* [Your task] Skip the images and return the records below exactly.

Records with drawing code
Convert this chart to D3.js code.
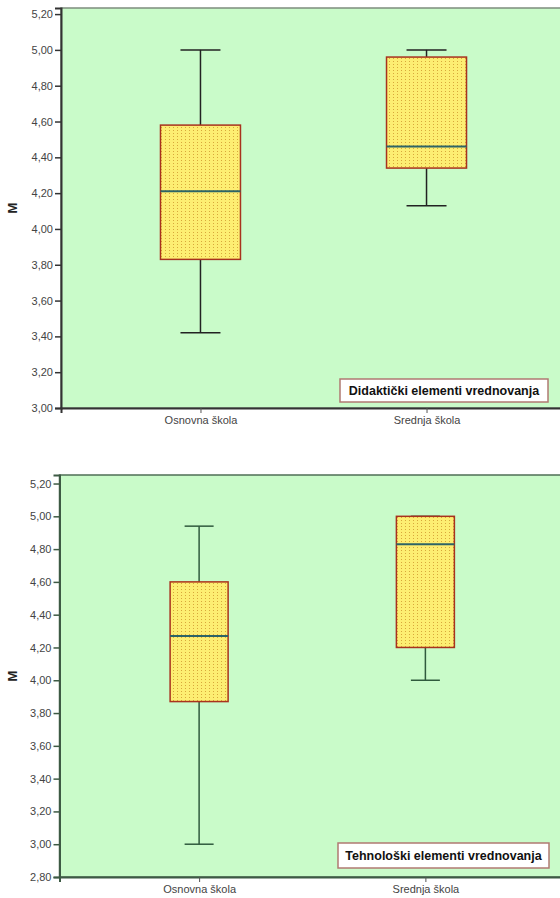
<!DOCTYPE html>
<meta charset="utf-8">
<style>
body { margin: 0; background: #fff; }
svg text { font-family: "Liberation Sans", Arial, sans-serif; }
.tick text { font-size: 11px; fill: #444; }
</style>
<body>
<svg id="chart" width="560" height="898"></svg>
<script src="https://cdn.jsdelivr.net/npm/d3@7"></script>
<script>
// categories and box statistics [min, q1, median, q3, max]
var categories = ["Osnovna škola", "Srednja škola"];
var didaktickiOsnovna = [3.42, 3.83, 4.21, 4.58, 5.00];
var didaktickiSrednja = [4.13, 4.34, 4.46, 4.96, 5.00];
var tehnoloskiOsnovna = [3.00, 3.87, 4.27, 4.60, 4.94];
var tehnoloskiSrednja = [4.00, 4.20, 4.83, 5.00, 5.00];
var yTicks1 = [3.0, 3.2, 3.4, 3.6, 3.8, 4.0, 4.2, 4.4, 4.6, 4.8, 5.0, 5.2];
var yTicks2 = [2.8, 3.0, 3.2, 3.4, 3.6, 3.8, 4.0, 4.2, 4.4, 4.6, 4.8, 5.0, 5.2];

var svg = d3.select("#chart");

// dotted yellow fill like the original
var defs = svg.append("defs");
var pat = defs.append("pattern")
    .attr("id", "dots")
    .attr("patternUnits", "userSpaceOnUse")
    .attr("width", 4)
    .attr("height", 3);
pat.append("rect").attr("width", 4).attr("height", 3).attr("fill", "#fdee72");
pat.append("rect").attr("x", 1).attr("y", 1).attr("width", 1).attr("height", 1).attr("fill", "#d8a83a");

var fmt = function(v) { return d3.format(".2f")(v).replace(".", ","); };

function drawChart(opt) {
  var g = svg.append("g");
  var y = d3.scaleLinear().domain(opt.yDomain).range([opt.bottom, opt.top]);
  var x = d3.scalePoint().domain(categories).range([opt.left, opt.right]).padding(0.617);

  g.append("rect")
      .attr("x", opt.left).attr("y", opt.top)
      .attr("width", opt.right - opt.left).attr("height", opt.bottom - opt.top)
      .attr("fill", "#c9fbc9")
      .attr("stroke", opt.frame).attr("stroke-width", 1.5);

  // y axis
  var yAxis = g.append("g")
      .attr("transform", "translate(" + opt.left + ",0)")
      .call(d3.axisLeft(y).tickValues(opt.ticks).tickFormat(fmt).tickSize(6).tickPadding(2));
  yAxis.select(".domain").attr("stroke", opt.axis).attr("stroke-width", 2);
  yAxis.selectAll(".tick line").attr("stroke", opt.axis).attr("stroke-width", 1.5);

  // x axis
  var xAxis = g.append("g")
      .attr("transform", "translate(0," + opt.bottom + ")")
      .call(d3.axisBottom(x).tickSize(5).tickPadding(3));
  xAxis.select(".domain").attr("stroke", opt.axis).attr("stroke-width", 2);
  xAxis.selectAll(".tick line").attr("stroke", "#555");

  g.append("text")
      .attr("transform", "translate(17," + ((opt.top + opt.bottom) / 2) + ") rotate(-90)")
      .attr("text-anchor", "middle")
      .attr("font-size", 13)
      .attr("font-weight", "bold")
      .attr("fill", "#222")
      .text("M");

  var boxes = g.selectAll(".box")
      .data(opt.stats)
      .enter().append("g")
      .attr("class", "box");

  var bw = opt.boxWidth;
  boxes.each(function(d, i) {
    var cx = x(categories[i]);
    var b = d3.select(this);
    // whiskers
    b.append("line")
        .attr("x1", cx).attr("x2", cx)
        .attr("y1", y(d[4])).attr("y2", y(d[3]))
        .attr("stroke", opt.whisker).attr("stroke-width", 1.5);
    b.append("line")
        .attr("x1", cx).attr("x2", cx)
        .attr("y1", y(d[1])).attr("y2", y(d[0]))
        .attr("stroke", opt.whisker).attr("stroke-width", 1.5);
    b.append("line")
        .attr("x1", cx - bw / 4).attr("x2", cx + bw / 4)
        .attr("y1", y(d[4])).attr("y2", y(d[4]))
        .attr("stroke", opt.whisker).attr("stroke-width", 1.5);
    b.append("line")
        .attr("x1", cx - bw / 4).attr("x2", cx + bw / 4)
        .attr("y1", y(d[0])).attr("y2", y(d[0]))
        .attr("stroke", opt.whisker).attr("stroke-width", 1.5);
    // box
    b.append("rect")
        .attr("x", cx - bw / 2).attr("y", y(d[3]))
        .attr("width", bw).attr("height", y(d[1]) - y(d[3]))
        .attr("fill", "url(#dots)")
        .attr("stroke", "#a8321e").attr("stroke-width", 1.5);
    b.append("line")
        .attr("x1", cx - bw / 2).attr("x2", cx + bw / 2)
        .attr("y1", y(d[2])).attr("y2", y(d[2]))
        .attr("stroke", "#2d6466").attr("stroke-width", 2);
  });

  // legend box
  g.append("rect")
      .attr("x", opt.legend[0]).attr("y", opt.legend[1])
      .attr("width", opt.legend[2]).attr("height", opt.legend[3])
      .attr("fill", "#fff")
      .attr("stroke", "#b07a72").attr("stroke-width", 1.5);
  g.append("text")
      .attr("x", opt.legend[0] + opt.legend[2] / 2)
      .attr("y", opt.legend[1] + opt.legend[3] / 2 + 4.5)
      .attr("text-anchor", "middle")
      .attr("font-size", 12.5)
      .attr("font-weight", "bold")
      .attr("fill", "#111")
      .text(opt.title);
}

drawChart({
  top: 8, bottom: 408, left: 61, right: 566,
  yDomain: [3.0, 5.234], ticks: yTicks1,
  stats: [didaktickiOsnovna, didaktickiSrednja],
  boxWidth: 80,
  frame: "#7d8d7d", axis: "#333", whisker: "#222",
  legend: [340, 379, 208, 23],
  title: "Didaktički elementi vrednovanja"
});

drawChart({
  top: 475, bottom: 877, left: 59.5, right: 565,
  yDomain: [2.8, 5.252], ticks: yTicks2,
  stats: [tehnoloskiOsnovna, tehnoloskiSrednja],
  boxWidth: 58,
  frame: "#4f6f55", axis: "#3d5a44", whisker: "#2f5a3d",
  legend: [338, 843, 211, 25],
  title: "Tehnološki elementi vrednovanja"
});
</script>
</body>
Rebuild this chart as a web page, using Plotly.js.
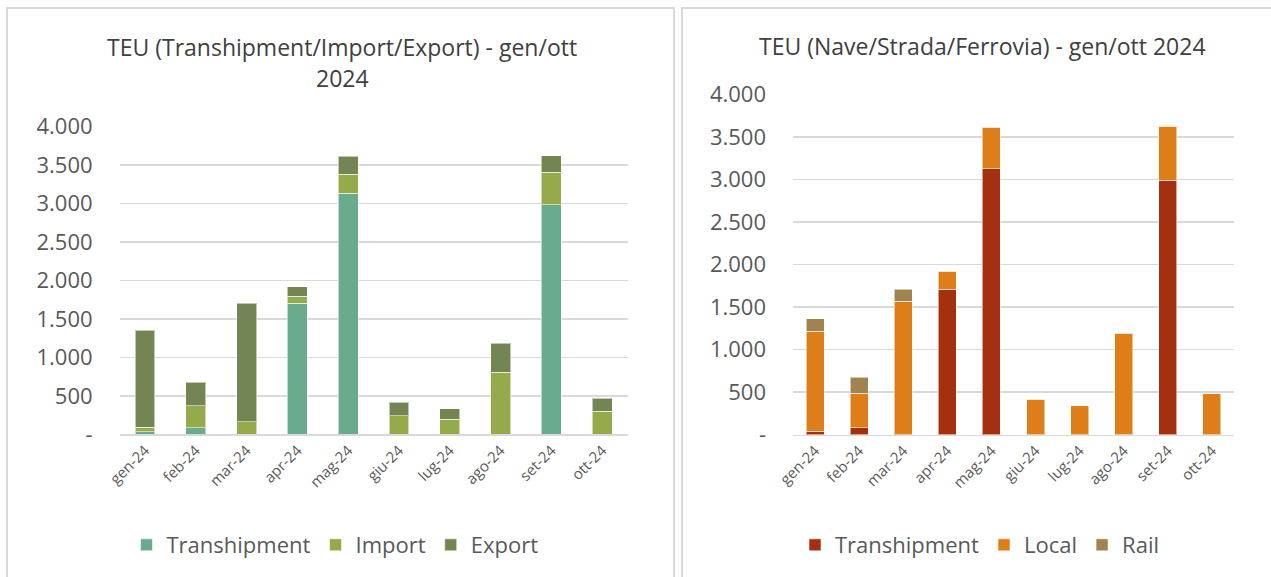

* [Written solution]
Convert this chart to D3.js code.
<!DOCTYPE html>
<meta charset="utf-8">
<style>
body { margin: 0; background: #fff; }
svg text { font-family: "Liberation Sans", Arial, sans-serif; }
.tick text { font-size: 11px; fill: #444; }
</style>
<body>
<svg id="chart" width="560" height="898"></svg>
<script src="https://cdn.jsdelivr.net/npm/d3@7"></script>
<script>
// categories and box statistics [min, q1, median, q3, max]
var categories = ["Osnovna škola", "Srednja škola"];
var didaktickiOsnovna = [3.42, 3.83, 4.21, 4.58, 5.00];
var didaktickiSrednja = [4.13, 4.34, 4.46, 4.96, 5.00];
var tehnoloskiOsnovna = [3.00, 3.87, 4.27, 4.60, 4.94];
var tehnoloskiSrednja = [4.00, 4.20, 4.83, 5.00, 5.00];
var yTicks1 = [3.0, 3.2, 3.4, 3.6, 3.8, 4.0, 4.2, 4.4, 4.6, 4.8, 5.0, 5.2];
var yTicks2 = [2.8, 3.0, 3.2, 3.4, 3.6, 3.8, 4.0, 4.2, 4.4, 4.6, 4.8, 5.0, 5.2];

var svg = d3.select("#chart");

// dotted yellow fill like the original
var defs = svg.append("defs");
var pat = defs.append("pattern")
    .attr("id", "dots")
    .attr("patternUnits", "userSpaceOnUse")
    .attr("width", 4)
    .attr("height", 3);
pat.append("rect").attr("width", 4).attr("height", 3).attr("fill", "#fdee72");
pat.append("rect").attr("x", 1).attr("y", 1).attr("width", 1).attr("height", 1).attr("fill", "#d8a83a");

var fmt = function(v) { return d3.format(".2f")(v).replace(".", ","); };

function drawChart(opt) {
  var g = svg.append("g");
  var y = d3.scaleLinear().domain(opt.yDomain).range([opt.bottom, opt.top]);
  var x = d3.scalePoint().domain(categories).range([opt.left, opt.right]).padding(0.617);

  g.append("rect")
      .attr("x", opt.left).attr("y", opt.top)
      .attr("width", opt.right - opt.left).attr("height", opt.bottom - opt.top)
      .attr("fill", "#c9fbc9")
      .attr("stroke", opt.frame).attr("stroke-width", 1.5);

  // y axis
  var yAxis = g.append("g")
      .attr("transform", "translate(" + opt.left + ",0)")
      .call(d3.axisLeft(y).tickValues(opt.ticks).tickFormat(fmt).tickSize(6).tickPadding(2));
  yAxis.select(".domain").attr("stroke", opt.axis).attr("stroke-width", 2);
  yAxis.selectAll(".tick line").attr("stroke", opt.axis).attr("stroke-width", 1.5);

  // x axis
  var xAxis = g.append("g")
      .attr("transform", "translate(0," + opt.bottom + ")")
      .call(d3.axisBottom(x).tickSize(5).tickPadding(3));
  xAxis.select(".domain").attr("stroke", opt.axis).attr("stroke-width", 2);
  xAxis.selectAll(".tick line").attr("stroke", "#555");

  g.append("text")
      .attr("transform", "translate(17," + ((opt.top + opt.bottom) / 2) + ") rotate(-90)")
      .attr("text-anchor", "middle")
      .attr("font-size", 13)
      .attr("font-weight", "bold")
      .attr("fill", "#222")
      .text("M");

  var boxes = g.selectAll(".box")
      .data(opt.stats)
      .enter().append("g")
      .attr("class", "box");

  var bw = opt.boxWidth;
  boxes.each(function(d, i) {
    var cx = x(categories[i]);
    var b = d3.select(this);
    // whiskers
    b.append("line")
        .attr("x1", cx).attr("x2", cx)
        .attr("y1", y(d[4])).attr("y2", y(d[3]))
        .attr("stroke", opt.whisker).attr("stroke-width", 1.5);
    b.append("line")
        .attr("x1", cx).attr("x2", cx)
        .attr("y1", y(d[1])).attr("y2", y(d[0]))
        .attr("stroke", opt.whisker).attr("stroke-width", 1.5);
    b.append("line")
        .attr("x1", cx - bw / 4).attr("x2", cx + bw / 4)
        .attr("y1", y(d[4])).attr("y2", y(d[4]))
        .attr("stroke", opt.whisker).attr("stroke-width", 1.5);
    b.append("line")
        .attr("x1", cx - bw / 4).attr("x2", cx + bw / 4)
        .attr("y1", y(d[0])).attr("y2", y(d[0]))
        .attr("stroke", opt.whisker).attr("stroke-width", 1.5);
    // box
    b.append("rect")
        .attr("x", cx - bw / 2).attr("y", y(d[3]))
        .attr("width", bw).attr("height", y(d[1]) - y(d[3]))
        .attr("fill", "url(#dots)")
        .attr("stroke", "#a8321e").attr("stroke-width", 1.5);
    b.append("line")
        .attr("x1", cx - bw / 2).attr("x2", cx + bw / 2)
        .attr("y1", y(d[2])).attr("y2", y(d[2]))
        .attr("stroke", "#2d6466").attr("stroke-width", 2);
  });

  // legend box
  g.append("rect")
      .attr("x", opt.legend[0]).attr("y", opt.legend[1])
      .attr("width", opt.legend[2]).attr("height", opt.legend[3])
      .attr("fill", "#fff")
      .attr("stroke", "#b07a72").attr("stroke-width", 1.5);
  g.append("text")
      .attr("x", opt.legend[0] + opt.legend[2] / 2)
      .attr("y", opt.legend[1] + opt.legend[3] / 2 + 4.5)
      .attr("text-anchor", "middle")
      .attr("font-size", 12.5)
      .attr("font-weight", "bold")
      .attr("fill", "#111")
      .text(opt.title);
}

drawChart({
  top: 8, bottom: 408, left: 61, right: 566,
  yDomain: [3.0, 5.234], ticks: yTicks1,
  stats: [didaktickiOsnovna, didaktickiSrednja],
  boxWidth: 80,
  frame: "#7d8d7d", axis: "#333", whisker: "#222",
  legend: [340, 379, 208, 23],
  title: "Didaktički elementi vrednovanja"
});

drawChart({
  top: 475, bottom: 877, left: 59.5, right: 565,
  yDomain: [2.8, 5.252], ticks: yTicks2,
  stats: [tehnoloskiOsnovna, tehnoloskiSrednja],
  boxWidth: 58,
  frame: "#4f6f55", axis: "#3d5a44", whisker: "#2f5a3d",
  legend: [338, 843, 211, 25],
  title: "Tehnološki elementi vrednovanja"
});
</script>
</body>
Rebuild this chart as a web page, using Plotly.js.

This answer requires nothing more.